7. Blink 182, "I Won’t Be Home for Christmas"
This 1997 tune didn’t really hit the American market until 2003, when it was included on the album A Santa Cause: It's a Punk Rock Christmas. “It’s time to be nice to the people you can’t stand all year,” the song goes, adding: “I’m growing tired of all this Christmas cheer.” Which is pretty much what this list is all about.

6. Tom Waits, "Christmas Card From a Hooker in Minneapolis"
Tom Waits is almost a better storyteller than he is a musician, and he’s a damn good musician. In this bluesy, piano-drenched 1978 song about, yes, a holiday note from a prostitute, there’s a whole novel's worth of suffering and bitter beauty. Do you want to know the truth of it? The only reference to Christmas in the whole song is in the title, but that’s okay: It’s the heart of the gorgeous sadness that pervades the most wonderful time of the year.

5. The Vandals/No Doubt, "Oi to the World"
Whether or not you prefer the original Vandals version from 1996 or the comparably bright and shiny belly-shirted No Doubt cover from the very next year, this song is a Christmas punk standard (though “punk standard” is admittedly a complete contradiction in terms). The bass line alone is a perfect Christmas gift. Everybody wins.

4. John Prine, "Christmas in Prison"
Prine is one of America’s best and perhaps least-known singer-songwriters, and deserves far more fame than he’s been able to draw over the years. This song from his 1973 album Sweet Revenge is a melancholy paean to the holiday season when you’re in jail and away from everything that means anything — a sentiment that you don’t really have to be behind bars to experience. “It’s Christmas in prison. There’ll be music tonight/I’ll probably get homesick. I love you. Good night.” Been there? We all have.

3. The Killers, Please "Don’t Shoot Me Santa"
Mix one part Pearl Jam’s "Jeremy," one part "Silent Night, Deadly Night," a bit of "Bad Santa," and a dash of the Violent Femmes’ "Country Death Song," and you have this 2007 double shot of holiday spirits. You might think that title is a metaphor, but nope: It’s a straight-out plea, and from a narrator who seems to deserve something in the way of punishment. Maybe not a bullet, but probably more than the traditional coal in the stocking. At least the video ends well; the song is a little more vague as to the outcome, trailing off with a ghostly “Believe me, Santa…Santa.”
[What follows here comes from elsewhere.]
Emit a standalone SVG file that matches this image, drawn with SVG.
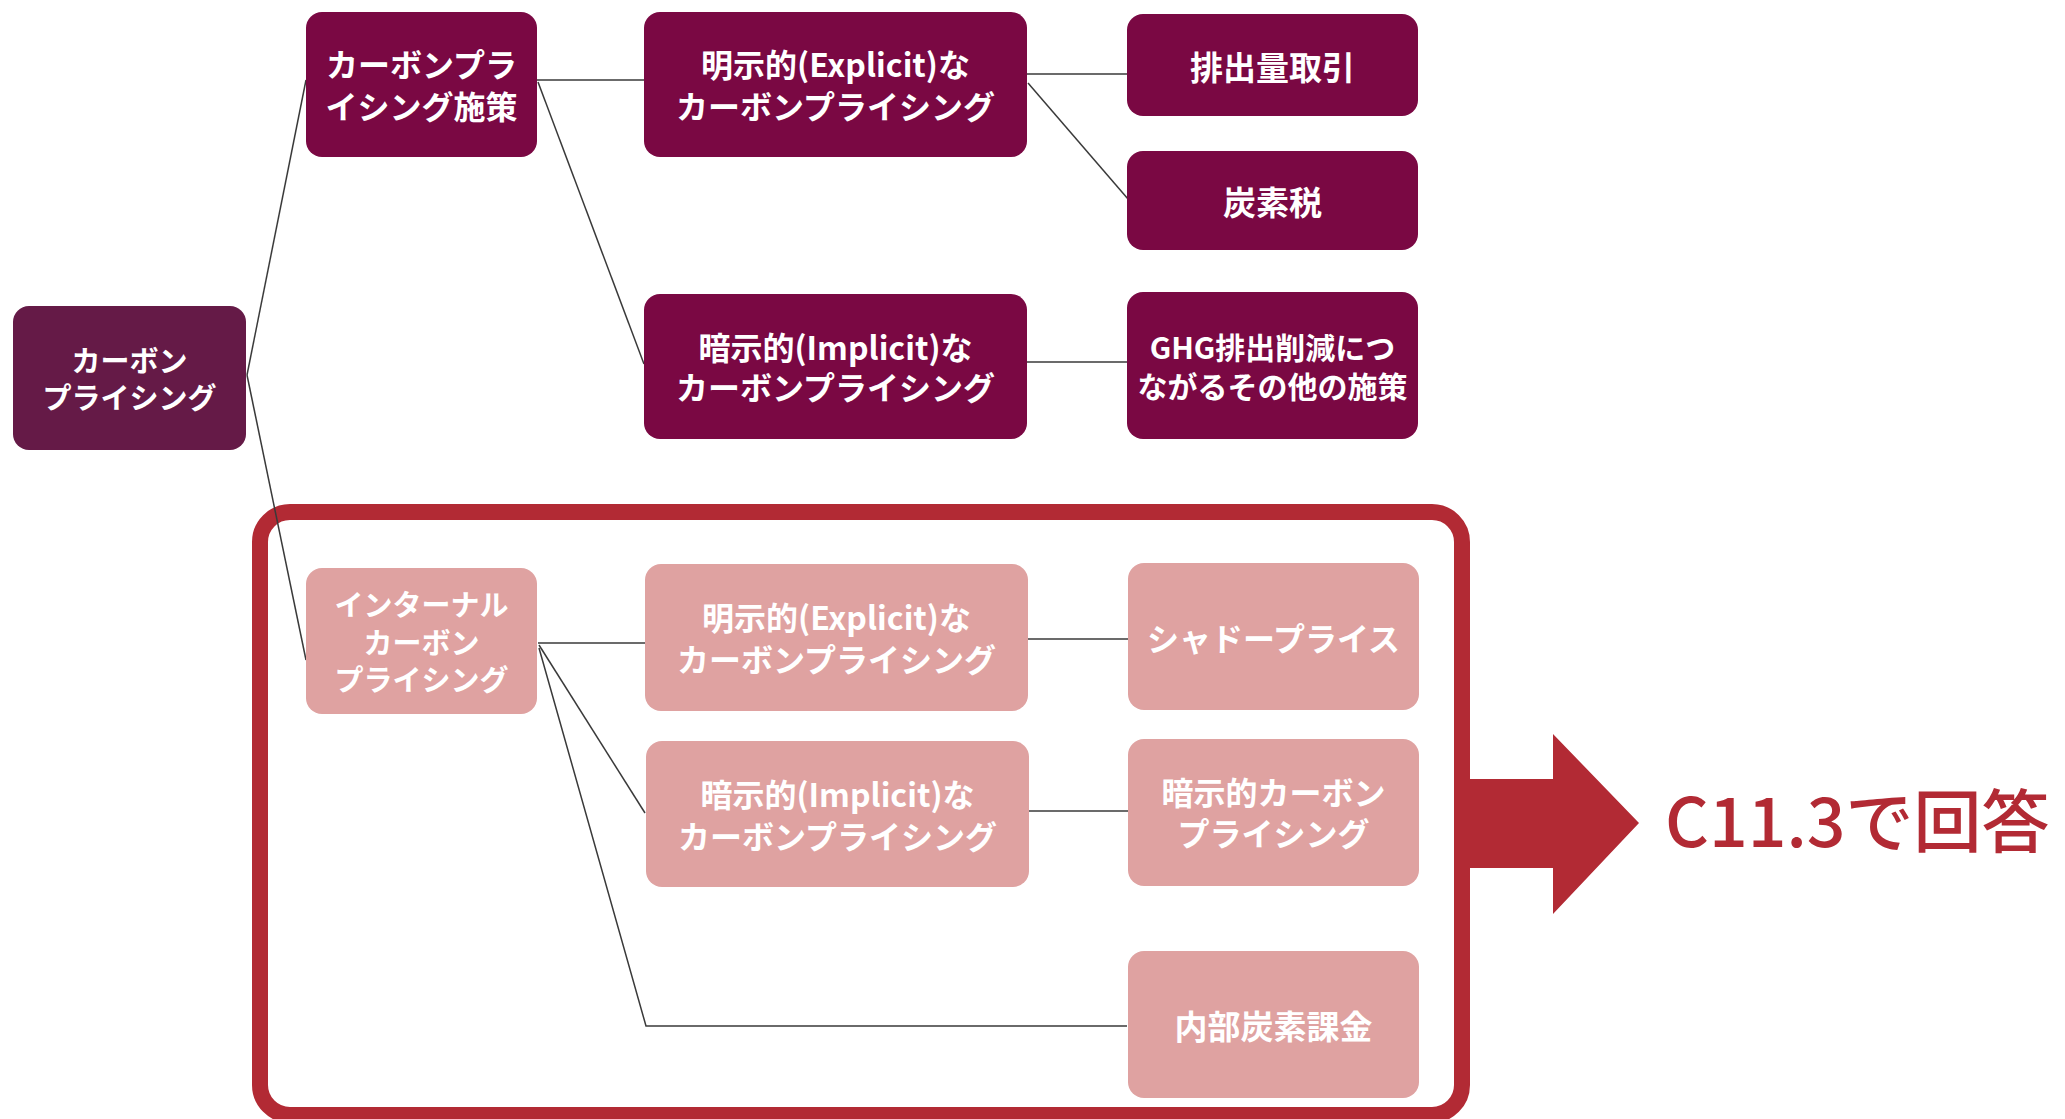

2. Joni Mitchell/Robert Downey Jr., "River"
It’s worth noting that this soft little song of sadness at the holiday might have originated with the legendary Joni Mitchell back in 1971, but you can thank Iron Man for bringing it back into the mainstream. Or at least Robert Downey Jr. (who, I’m sorry, Robert, but who will from here forward never be anyone else but Tony Stark), who re-popularized it on a Christmas episode of Ally McBeal. It’s the most mainstream song on this list, covered on more than a few artists' holiday albums, from James Taylor to Herbie Hancock to Aimee Mann, but still, the line “Oh I wish I had a river/I could skate away on” is something that will resonate with everyone, no matter how jolly your holiday.

1. The Pogues featuring Kirsty MacColl, "Fairytale of New York"
It’s such a great alternative Christmas song that it has almost entered the canon of the traditional — but the subject (and some of the lines, including “an old slut on junk” and “you scumbag, you maggot/you cheap lousy faggot”) of the 1987 song will forever keep it on the periphery and off the playlist at Target, and thank God for that. It might be about spoiled love at the holidays, but when the chorus resolves to the line "And the bells are ringing out for Christmas Day,” it all becomes perfect.